[Supplied information]
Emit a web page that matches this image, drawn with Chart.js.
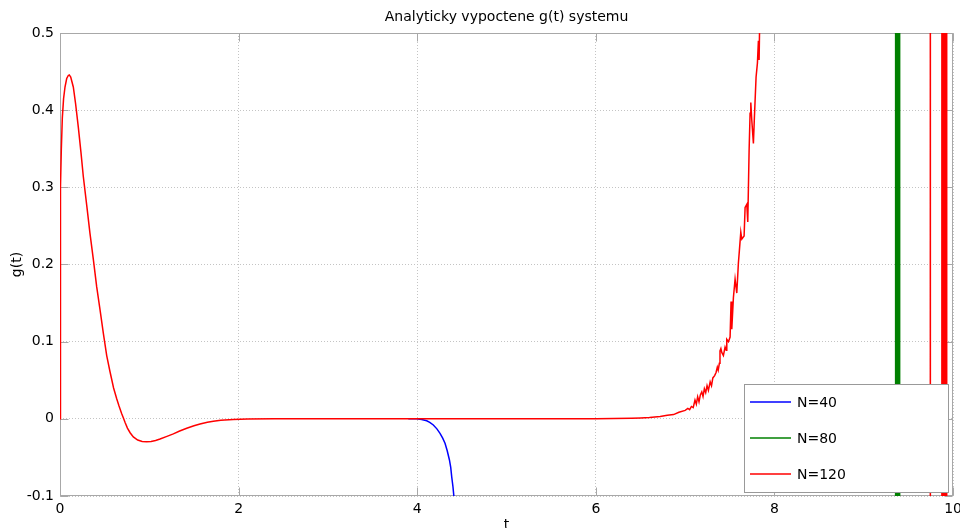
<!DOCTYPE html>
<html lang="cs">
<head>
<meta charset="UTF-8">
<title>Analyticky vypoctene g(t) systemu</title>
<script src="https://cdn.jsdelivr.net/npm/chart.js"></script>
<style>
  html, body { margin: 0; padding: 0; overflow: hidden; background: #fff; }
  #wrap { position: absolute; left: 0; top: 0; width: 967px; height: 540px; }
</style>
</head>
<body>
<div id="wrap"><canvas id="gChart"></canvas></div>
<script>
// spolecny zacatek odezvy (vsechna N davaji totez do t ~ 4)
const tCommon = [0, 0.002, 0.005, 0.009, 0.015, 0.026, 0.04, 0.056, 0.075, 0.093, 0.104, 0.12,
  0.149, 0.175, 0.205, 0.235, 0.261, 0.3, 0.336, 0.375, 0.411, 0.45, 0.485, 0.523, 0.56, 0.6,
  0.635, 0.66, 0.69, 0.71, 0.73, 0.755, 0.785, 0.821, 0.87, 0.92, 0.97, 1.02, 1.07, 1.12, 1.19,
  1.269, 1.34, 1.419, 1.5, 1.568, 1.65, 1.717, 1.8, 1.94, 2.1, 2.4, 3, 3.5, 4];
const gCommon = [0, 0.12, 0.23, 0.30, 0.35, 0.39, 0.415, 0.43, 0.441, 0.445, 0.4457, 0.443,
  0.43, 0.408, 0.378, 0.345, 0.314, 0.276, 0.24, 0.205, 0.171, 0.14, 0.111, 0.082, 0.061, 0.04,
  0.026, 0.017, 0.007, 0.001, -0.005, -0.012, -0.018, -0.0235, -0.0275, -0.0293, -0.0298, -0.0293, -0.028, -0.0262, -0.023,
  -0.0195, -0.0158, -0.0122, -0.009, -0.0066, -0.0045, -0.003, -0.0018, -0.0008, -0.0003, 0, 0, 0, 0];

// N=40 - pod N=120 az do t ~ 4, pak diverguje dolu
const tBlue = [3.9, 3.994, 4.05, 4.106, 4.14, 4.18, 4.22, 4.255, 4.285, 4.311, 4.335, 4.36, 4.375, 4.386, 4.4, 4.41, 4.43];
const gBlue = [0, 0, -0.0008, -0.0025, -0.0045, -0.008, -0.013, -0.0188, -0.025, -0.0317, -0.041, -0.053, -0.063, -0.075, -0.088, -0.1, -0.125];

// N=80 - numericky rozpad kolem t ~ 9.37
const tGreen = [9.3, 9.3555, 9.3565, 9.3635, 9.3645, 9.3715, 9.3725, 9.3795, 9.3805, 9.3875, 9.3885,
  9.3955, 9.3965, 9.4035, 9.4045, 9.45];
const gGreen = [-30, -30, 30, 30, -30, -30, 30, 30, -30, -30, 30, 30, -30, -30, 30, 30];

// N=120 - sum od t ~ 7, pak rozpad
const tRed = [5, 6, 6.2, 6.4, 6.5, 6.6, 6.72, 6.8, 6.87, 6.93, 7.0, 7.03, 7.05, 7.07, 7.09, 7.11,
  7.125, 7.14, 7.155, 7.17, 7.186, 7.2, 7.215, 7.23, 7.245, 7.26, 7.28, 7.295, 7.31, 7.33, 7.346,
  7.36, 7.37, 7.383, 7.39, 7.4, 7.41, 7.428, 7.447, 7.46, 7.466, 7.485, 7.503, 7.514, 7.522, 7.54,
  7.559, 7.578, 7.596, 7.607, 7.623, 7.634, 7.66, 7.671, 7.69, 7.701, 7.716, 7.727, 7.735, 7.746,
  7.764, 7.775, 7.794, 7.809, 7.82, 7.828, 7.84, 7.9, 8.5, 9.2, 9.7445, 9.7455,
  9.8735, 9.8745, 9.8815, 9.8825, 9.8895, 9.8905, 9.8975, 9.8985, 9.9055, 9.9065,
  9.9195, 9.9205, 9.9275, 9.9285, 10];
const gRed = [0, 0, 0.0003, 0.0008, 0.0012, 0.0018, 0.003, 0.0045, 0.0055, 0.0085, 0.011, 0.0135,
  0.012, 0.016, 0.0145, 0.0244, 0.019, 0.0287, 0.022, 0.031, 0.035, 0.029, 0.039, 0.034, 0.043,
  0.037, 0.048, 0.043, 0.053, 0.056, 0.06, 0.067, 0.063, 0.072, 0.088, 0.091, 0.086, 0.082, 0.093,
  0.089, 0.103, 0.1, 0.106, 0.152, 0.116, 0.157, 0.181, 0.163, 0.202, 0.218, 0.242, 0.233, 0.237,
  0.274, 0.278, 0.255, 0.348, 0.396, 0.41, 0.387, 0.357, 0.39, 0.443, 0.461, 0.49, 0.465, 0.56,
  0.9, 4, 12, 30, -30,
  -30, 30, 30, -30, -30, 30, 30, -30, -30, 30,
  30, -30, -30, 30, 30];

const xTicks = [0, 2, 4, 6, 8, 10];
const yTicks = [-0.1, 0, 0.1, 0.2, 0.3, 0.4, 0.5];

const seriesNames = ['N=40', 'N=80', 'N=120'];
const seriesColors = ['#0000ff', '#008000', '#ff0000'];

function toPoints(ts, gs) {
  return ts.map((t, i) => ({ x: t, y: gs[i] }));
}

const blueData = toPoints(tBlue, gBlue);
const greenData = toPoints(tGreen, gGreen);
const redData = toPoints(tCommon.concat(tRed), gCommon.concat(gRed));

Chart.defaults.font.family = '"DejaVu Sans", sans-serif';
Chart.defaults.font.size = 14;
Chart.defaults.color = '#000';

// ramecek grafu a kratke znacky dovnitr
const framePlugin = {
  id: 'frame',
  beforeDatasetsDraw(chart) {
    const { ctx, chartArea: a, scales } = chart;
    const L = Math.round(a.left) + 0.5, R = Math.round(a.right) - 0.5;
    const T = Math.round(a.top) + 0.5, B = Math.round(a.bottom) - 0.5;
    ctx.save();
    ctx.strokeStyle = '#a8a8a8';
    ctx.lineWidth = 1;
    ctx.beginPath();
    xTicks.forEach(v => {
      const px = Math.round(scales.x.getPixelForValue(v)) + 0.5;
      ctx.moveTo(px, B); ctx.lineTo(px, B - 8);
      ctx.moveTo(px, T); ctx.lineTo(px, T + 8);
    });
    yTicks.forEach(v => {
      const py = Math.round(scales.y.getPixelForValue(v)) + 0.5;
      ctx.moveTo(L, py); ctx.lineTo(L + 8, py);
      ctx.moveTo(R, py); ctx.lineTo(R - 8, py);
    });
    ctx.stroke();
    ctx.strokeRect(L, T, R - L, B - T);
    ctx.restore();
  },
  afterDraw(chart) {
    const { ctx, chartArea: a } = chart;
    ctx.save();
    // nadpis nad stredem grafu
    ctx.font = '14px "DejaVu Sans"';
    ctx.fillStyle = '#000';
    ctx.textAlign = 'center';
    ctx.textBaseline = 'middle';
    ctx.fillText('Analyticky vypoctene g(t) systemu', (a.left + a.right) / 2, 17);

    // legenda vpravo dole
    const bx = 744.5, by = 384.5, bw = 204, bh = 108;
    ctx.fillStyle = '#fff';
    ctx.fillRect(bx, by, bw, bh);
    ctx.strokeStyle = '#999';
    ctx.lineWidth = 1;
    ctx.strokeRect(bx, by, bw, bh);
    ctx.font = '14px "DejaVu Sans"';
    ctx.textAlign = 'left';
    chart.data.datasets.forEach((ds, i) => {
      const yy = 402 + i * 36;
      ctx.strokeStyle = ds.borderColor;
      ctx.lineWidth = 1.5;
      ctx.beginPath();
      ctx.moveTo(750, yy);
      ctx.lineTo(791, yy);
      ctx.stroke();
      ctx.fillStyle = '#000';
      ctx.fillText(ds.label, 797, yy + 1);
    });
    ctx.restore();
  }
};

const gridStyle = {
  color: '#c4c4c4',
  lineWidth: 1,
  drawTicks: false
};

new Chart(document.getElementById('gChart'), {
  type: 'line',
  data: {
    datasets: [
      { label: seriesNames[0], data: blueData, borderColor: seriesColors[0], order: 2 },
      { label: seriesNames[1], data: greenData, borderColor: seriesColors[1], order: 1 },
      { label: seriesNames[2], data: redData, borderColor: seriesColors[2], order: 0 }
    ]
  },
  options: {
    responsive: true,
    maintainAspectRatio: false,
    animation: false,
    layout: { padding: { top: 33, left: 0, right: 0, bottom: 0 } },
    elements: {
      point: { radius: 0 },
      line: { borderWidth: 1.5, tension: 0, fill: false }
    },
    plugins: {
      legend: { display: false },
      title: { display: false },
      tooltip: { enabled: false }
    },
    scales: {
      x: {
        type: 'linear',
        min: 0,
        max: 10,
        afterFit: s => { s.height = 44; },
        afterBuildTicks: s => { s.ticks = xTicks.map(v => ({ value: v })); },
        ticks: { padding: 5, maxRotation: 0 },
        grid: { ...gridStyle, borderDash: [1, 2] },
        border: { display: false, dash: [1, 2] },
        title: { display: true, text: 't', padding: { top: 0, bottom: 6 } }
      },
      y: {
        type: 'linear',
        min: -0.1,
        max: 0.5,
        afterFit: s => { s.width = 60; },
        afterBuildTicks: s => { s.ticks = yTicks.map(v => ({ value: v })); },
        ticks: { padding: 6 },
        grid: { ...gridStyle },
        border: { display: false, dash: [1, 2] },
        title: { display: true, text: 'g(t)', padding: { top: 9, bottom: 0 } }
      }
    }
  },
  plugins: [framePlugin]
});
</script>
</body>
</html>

[Task instructions] Restate, line by line and word for word, everything from the top of the material through the line that contains "-0.0003, 0, 0, 0, 0];". Leave pictures out.

[Task response]
Emit a web page that matches this image, drawn with Chart.js.
<!DOCTYPE html>
<html lang="cs">
<head>
<meta charset="UTF-8">
<title>Analyticky vypoctene g(t) systemu</title>
<script src="https://cdn.jsdelivr.net/npm/chart.js"></script>
<style>
  html, body { margin: 0; padding: 0; overflow: hidden; background: #fff; }
  #wrap { position: absolute; left: 0; top: 0; width: 967px; height: 540px; }
</style>
</head>
<body>
<div id="wrap"><canvas id="gChart"></canvas></div>
<script>
// spolecny zacatek odezvy (vsechna N davaji totez do t ~ 4)
const tCommon = [0, 0.002, 0.005, 0.009, 0.015, 0.026, 0.04, 0.056, 0.075, 0.093, 0.104, 0.12,
  0.149, 0.175, 0.205, 0.235, 0.261, 0.3, 0.336, 0.375, 0.411, 0.45, 0.485, 0.523, 0.56, 0.6,
  0.635, 0.66, 0.69, 0.71, 0.73, 0.755, 0.785, 0.821, 0.87, 0.92, 0.97, 1.02, 1.07, 1.12, 1.19,
  1.269, 1.34, 1.419, 1.5, 1.568, 1.65, 1.717, 1.8, 1.94, 2.1, 2.4, 3, 3.5, 4];
const gCommon = [0, 0.12, 0.23, 0.30, 0.35, 0.39, 0.415, 0.43, 0.441, 0.445, 0.4457, 0.443,
  0.43, 0.408, 0.378, 0.345, 0.314, 0.276, 0.24, 0.205, 0.171, 0.14, 0.111, 0.082, 0.061, 0.04,
  0.026, 0.017, 0.007, 0.001, -0.005, -0.012, -0.018, -0.0235, -0.0275, -0.0293, -0.0298, -0.0293, -0.028, -0.0262, -0.023,
  -0.0195, -0.0158, -0.0122, -0.009, -0.0066, -0.0045, -0.003, -0.0018, -0.0008, -0.0003, 0, 0, 0, 0];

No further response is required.